The truth of the matter is that it takes a great deal of time, studying, and experience to become a good midwife. Not all complications are caused by the overuse of interventions. Some complications happen in even the most tranquil and supportive birthing environments and these sometimes require the use of judicious interventions in order to ensure the mother’s and baby’s safety. In my experience, most women who are looking for a midwife are looking for someone who’s experienced enough to understand when to intervene and when to leave well enough alone and these women are not looking for someone to be present for an unassisted birth. Generally speaking, if a woman wants an unassisted birth (a completely different topic), she’s usually not looking for a midwife to hire – hands-off or otherwise.

There’s a saying in the midwifery community about how, for a time during training or their time working with birthing mothers, most apprentice midwives and many doulas know “just enough to be dangerous.” Basically, that means that the student or doula in question has been to some amazing births and read some medical textbooks and thinks that they have a really good handle on this baby-catching thing, when really, they don’t know enough yet to realize how much they don’t know.

The saying, “The more I learn, the more I realize how much I don’t know.” is particularly applicable here and the vast majority of apprentices move past the point of knowing “just enough to be dangerous” and go on to learn and gain experience and become amazing midwives. This is a stage of development that’s healthy to move through, but can potentially be very dangerous if someone gets stuck there.

One of the most dangerous things about being stuck in the not knowing how much you don’t know phase is that you don’t realize you’re there until you’re out of it and look back with some horror at how much you used to think you knew. I’ve been to some truly terrifying births with a woman who sincerely believed that she was ready to take on her own clients and attend births as a primary midwife. I look back and realize that she not only lied to her clients and to me about various important things, but – far more dangerous – she lied to herself.

How can potential clients tell whether their midwife is experienced and knowledgeable, given the state of midwifery in many areas of the country? You, as a client, can and should ask questions, get solid references, see if a midwife is a member of her state’s midwifery association, and talk to the other midwives and birthworkers in the area to get an idea of whether your midwife has as much experience as you believe she has.

Watch for red flags, such as being reluctant to tell you their statistics – how many births/prenatals/postpartums they’ve been to – or not letting you know with what midwife they apprenticed and/or school they attended. The information about where your midwife trained, with whom, and for how long really shouldn’t be a secret and, in the absence of state licensure, is one of the best ways to check on and know whether or not your prospective midwife is telling you the truth about her background and experience levels and that you are comfortable with those levels.

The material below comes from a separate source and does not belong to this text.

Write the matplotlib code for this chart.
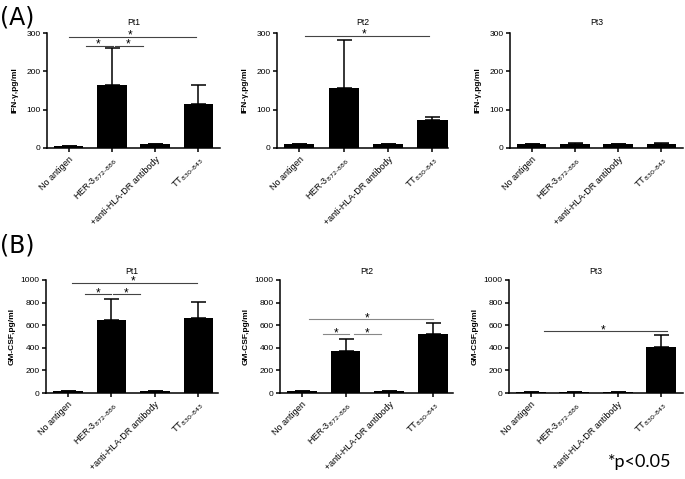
import matplotlib
matplotlib.use("Agg")
import matplotlib.pyplot as plt
import numpy as np

plt.rcParams['font.family'] = ['Liberation Sans', 'DejaVu Sans']

categories = ["No antigen", "HER-3$_{872\u2013886}$", "+anti-HLA-DR antibody", "TT$_{830\u2013843}$"]

# Panel A: IFN-gamma (pg/ml)
ifn_pt1 = [4, 164, 11, 116]
ifn_pt1_err = [0, 97, 0, 49]
ifn_pt2 = [10, 157, 10, 72]
ifn_pt2_err = [0, 124, 0, 9]
ifn_pt3 = [10, 11, 10, 11]
ifn_pt3_err = [0, 1, 0, 1]

# Panel B: GM-CSF (pg/ml)
gm_pt1 = [15, 644, 15, 668]
gm_pt1_err = [0, 188, 0, 135]
gm_pt2 = [15, 373, 15, 520]
gm_pt2_err = [0, 106, 0, 97]
gm_pt3 = [10, 10, 10, 407]
gm_pt3_err = [0, 0, 0, 106]

ifn_ticks = [0, 100, 200, 300]
gm_ticks = [0, 200, 400, 600, 800, 1000]

# significance brackets: (x1, x2, y, star_x)
sig_a1 = [(0.02, 2.95, 290, 1.42), (0.4, 1.02, 267, 0.69), (1.07, 1.72, 267, 1.37)]
sig_a2 = [(0.13, 2.93, 293, 1.45)]
sig_a3 = []
sig_b1 = [(0.1, 2.97, 976, 1.49), (0.39, 1.0, 876, 0.69), (1.05, 1.67, 876, 1.35)]
sig_b2 = [(0.16, 3.0, 655, 1.49), (0.48, 1.08, 522, 0.78), (1.19, 1.81, 522, 1.49)]
sig_b3 = [(0.3, 3.14, 549, 1.66)]

W, H = 685, 479
fig = plt.figure(figsize=(W / 100, H / 100), dpi=100)


def rect(left, right, top, bottom):
    return [left / W, 1 - bottom / H, (right - left) / W, (bottom - top) / H]


def panel(r, vals, errs, ticks, ylabel, title, sigs, xlim_right, line_color, labelpad, title_off):
    ax = fig.add_axes(r)
    x = np.arange(len(vals))
    ax.bar(x, vals, width=0.68, color='black', zorder=2)
    ax.errorbar(x, vals, yerr=[np.zeros(len(errs)), errs], fmt='none', ecolor='black',
                elinewidth=1.1, capsize=5.4, capthick=1.1, zorder=1)
    ax.set_xlim(-0.5, xlim_right)
    ax.set_ylim(0, ticks[-1])
    ax.set_yticks(ticks)
    ax.set_yticklabels([str(t) for t in ticks], fontsize=6)
    ax.set_xticks(x)
    ax.set_xticklabels(categories, rotation=45, ha='right', rotation_mode='anchor', fontsize=6.5)
    for s in ['top', 'right']:
        ax.spines[s].set_visible(False)
    for s in ['left', 'bottom']:
        ax.spines[s].set_linewidth(1.1)
    ax.tick_params(axis='both', length=3, width=1.1, pad=1.5)
    ax.tick_params(axis='x', pad=2)
    ax.set_ylabel(ylabel, fontsize=6, fontweight='bold', labelpad=labelpad)
    ax.annotate(title, xy=(0.5, 1.0), xycoords='axes fraction', xytext=(0, title_off),
                textcoords='offset points', ha='center', va='bottom', fontsize=6.2)
    for (x1, x2, y, sx) in sigs:
        ax.plot([x1, x2], [y, y], color=line_color, lw=0.8, clip_on=False, zorder=3)
        ax.annotate('*', xy=(sx, y), xycoords='data', xytext=(0, -1.5), textcoords='offset points',
                    ha='center', va='baseline', fontsize=8.5, annotation_clip=False)
    return ax


panel(rect(47, 220, 33, 148), ifn_pt1, ifn_pt1_err, ifn_ticks, 'IFN-\u03b3,pg/ml', 'Pt1', sig_a1, 3.5, '#444444', 6, 4.3)
panel(rect(277, 448, 33, 148), ifn_pt2, ifn_pt2_err, ifn_ticks, 'IFN-\u03b3,pg/ml', 'Pt2', sig_a2, 3.35, '#444444', 6, 4.3)
panel(rect(510, 683, 33, 148), ifn_pt3, ifn_pt3_err, ifn_ticks, 'IFN-\u03b3,pg/ml', 'Pt3', sig_a3, 3.5, '#444444', 6, 4.3)
panel(rect(46, 218, 280, 393), gm_pt1, gm_pt1_err, gm_ticks, 'GM-CSF,pg/ml', 'Pt1', sig_b1, 3.45, '#444444', 4, 3.0)
panel(rect(280, 453, 280, 393), gm_pt2, gm_pt2_err, gm_ticks, 'GM-CSF,pg/ml', 'Pt2', sig_b2, 3.46, '#888888', 4, 3.0)
panel(rect(509, 683, 280, 393), gm_pt3, gm_pt3_err, gm_ticks, 'GM-CSF,pg/ml', 'Pt3', sig_b3, 3.5, '#444444', 4, 3.0)

fig.text(0 / W, 1 - 24 / H, '(A)', fontsize=17, family='DejaVu Sans', ha='left', va='baseline')
fig.text(0 / W, 1 - 253 / H, '(B)', fontsize=17, family='DejaVu Sans', ha='left', va='baseline')
fig.text(608 / W, 1 - 467 / H, '*p<0.05', fontsize=13, family='Lato', ha='left', va='baseline')

fig.savefig('out.png', dpi=100)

Even with state licensure and a professional certification, find out your midwife’s experience and education levels. Be an informed consumer and ask around before choosing a doula or midwife. Don’t just interview one doula or one midwife – interview at least a couple so that you can find someone you feel comfortable with.

If you’re hiring a doula or midwife, please, for the love of all that is good and holy, check what they tell you about their history and experience. With a doula, your birth experience could be at stake; and with a midwife, your birth, your life, and your baby’s life could be on the line. If your prospective doula or midwife is anything other than completely forthcoming about names and phone numbers of references or about how many births she’s been to or about her training or education, check with their state midwifery organization or the doula organization she claims to be certified with and with any midwives she claims to have worked with.

Your birth, your comfort, and your safety is worth the trouble of double-checking and asking questions.